If you want to create your own Neoleathic Tanner, you may first take a look at the table of Constructive Parts on the machine. For the whole model design of the box, you can access to it from the link below.

Download the latest Fusion 360 model from this link here: Download

If you cannot open the link above to get the latest design, you may download this version (version 80), which is the latest version at the time we uploaded the file to this wiki page.

(Suggestion from the reality: The Outer Body might use thickness 1.5mm Stainless Metal Plate and the other parts might use 1.0~1.25mm, or the whole box might be too heavy.)

After building our tanner, we found there are lots of spots that we have to improve and redesign more wisely. If there is any update on the design in the future, the link of Fusion 360 will automatically show the latest design while you access it.

While we were building the Neoleathic Tanner, some materials that we used were not included in the list because we assumed that they were basic and already available, such as 1.25mm wire, switches, and insulated tapes.

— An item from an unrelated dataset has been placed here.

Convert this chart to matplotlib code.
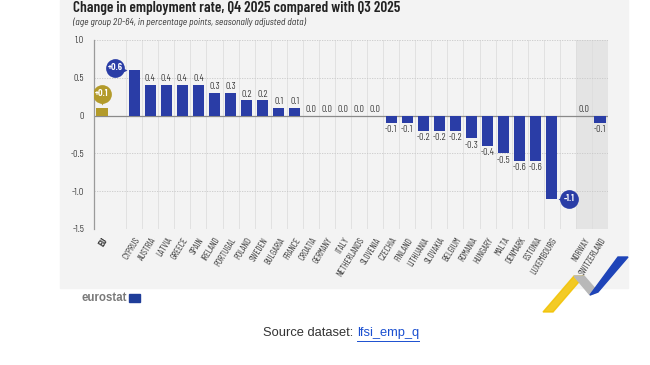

Also, some of the parts that on the box has been included in the tanner, and therefore were not included in the table as well. We made all of those parts in a factory together with our outer box based on our Fusion 360 model.

Circuit Diagram (Layout Design)

Construction Instruction

All component could either be fixed by screws or glue. Please construct the tanner according to the Fusion 360 designed model, which can be accessed at the beginning of this section. It has all the spots and specifications of screws were used. For the wiring connection of different appliances, please relate to the circuit diagram in the next section.